I would heartily endorse substituting some kind of aggregate measure for UZR in the WAR calculus. Considering the way people slice and dice a 3.7 WAR player versus a 3.4 WAR guy he was traded for, it would be nice to have more confidence in that component of the equation.
That made me chuckle. Well played,
MauerEric.Following up on Eric’s comment, you need to do something to de-weight the outliers on the assumption that if one metric is completely out of line of the other 4, then it’s messed up. Something like bisquare weights since you have to few datapoints to do anything else. Either that or throw out FSR which is a pretty different class of metric and perhaps shouldn’t even be included.
That’s only if you have reason to think that singular outliers are less, rather than more, accurate than the consensus. Of course the entire premise here is the idea that consensus among defensive metrics means consensus around the “correct” measurement.
Outliers are outliers – if one of the #s is >3 SD away from the others you can justifiably do something with it as is done across all sciences. If you think one outlier metric is somehow more correct than the other 4 consensus measures that are grouped together, you have bigger problems.
Well, let’s be honest. All of the other metrics have shared biases. UZR and +/- share the same data source. Both variants of TotalZone obviously have commonalities. And all four of them seem to be subject to a “range bias” in the evaluation of fielding.
In that context, I think the outlier nature of the Scouting Report is interesting, not evidence that it should be thrown out.
Do you see any reasons not to give any preference to the aggregate over using separate systems? If so, do you think a weighted aggregate would be a viable solution? I often reference UZR and occasionally look at other systems for reference but I don’t have great confidence in anyone system being “run-level” accurate. Therefore the UZR component of WAR is questionable to me, I would think using an aggregate would be an appropriate regression tool and increase the confidence we have in the stats as accurate to real production. I would love to hear more on this.

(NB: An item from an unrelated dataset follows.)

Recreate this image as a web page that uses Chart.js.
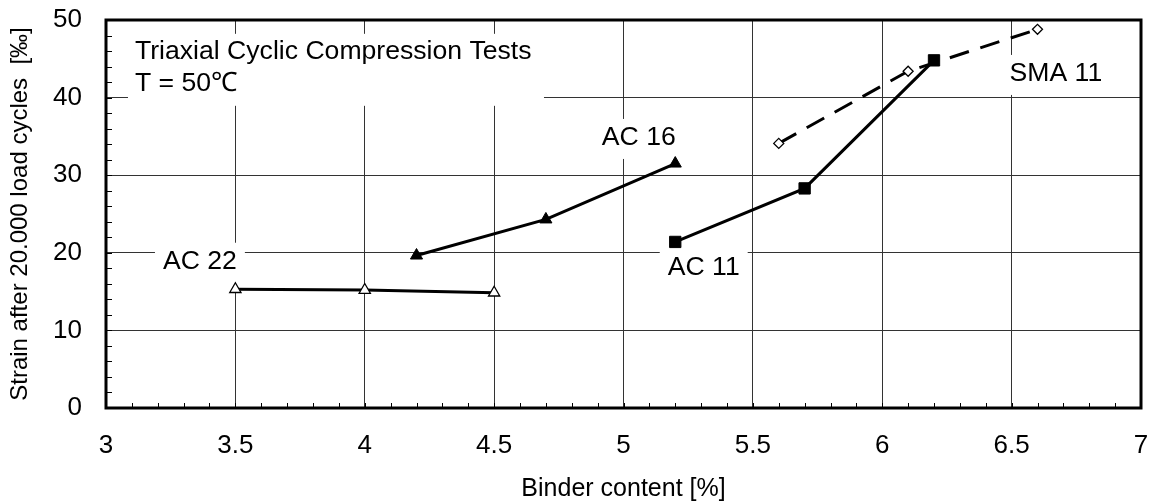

I’ve always favored an index approach when it comes to fielding metrics. I’m glad to see it could potentially be implemented and that someone agrees with me.

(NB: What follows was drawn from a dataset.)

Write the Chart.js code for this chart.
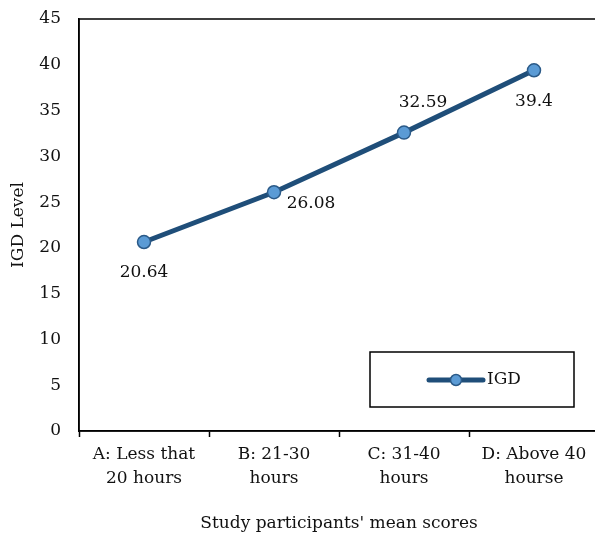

Has anybody every come up with a defensive statistic that compares location of fielding the ball and time it takes to field that ball?
It seems that the “range” of a player should simply be a distance formula of starting position to where the ball was fielded. But this “range” can be greatly affected by how hard the ball is hit. A ball smoked up the middle is almost guaranteed to be a base hit, while a slow chopper could be fielded, and if its a slow runner, there is potential for an out.

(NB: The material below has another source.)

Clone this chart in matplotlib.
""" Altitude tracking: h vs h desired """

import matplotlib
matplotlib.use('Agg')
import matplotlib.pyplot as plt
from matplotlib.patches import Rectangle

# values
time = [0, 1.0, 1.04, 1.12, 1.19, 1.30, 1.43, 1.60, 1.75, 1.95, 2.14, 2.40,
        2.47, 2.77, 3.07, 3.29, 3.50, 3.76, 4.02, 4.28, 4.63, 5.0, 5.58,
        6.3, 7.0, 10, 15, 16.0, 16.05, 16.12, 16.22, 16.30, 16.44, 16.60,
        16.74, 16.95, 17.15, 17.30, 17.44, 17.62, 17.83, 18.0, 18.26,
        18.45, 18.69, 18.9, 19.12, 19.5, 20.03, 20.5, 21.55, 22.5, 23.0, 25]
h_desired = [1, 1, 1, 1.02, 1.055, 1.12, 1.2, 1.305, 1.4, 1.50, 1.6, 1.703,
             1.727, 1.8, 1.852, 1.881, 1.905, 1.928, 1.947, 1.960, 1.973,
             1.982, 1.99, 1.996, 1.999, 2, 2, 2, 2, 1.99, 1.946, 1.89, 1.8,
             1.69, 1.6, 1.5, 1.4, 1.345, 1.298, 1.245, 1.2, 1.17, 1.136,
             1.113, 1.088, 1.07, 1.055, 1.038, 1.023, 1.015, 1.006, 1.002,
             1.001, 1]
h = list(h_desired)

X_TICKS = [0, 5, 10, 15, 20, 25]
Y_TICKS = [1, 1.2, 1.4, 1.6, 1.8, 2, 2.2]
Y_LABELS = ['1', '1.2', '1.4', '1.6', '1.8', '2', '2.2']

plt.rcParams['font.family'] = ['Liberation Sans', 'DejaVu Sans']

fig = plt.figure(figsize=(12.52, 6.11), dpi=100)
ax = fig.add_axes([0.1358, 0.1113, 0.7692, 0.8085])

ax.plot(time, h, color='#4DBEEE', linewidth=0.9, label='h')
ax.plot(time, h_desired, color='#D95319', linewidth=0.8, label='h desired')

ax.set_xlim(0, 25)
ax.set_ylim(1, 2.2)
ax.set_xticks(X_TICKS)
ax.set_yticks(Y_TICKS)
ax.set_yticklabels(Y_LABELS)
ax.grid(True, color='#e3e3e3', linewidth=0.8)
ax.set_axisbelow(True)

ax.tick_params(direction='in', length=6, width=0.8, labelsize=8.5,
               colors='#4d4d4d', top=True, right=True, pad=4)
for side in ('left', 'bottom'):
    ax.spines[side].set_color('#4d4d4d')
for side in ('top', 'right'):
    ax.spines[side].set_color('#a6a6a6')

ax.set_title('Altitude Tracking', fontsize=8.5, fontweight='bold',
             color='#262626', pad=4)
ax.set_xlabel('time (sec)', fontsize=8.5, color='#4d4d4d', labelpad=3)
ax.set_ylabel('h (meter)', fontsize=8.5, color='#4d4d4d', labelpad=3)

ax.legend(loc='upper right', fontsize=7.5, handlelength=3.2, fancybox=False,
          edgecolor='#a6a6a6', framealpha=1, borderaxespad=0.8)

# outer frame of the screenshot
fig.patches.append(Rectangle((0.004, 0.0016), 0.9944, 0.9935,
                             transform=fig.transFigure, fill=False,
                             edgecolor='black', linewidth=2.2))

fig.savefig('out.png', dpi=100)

I guess I am trying to find out if anyone has ever tried comparing the distance a player can successfully field a ball and throw out a runner to the amount of time that it takes to make the play?
I feel that by using time as a metric it will isolate a lot of the skill of defense to the actual defender instead of original positioning of the defender (i.e. calculating for the Big Papi shift), or how fast the batter-runner is.
This kind of data might not be out there, but I would love a heads up if anyone has heard of this kind of time based analysis.
Jamie,
Tangotiger has been complaining about the lack of timing data for a long time. No one’s recording it. The stringers do try to record how hard the ball was hit, but that’s quite inferior.
Janish has three nipples.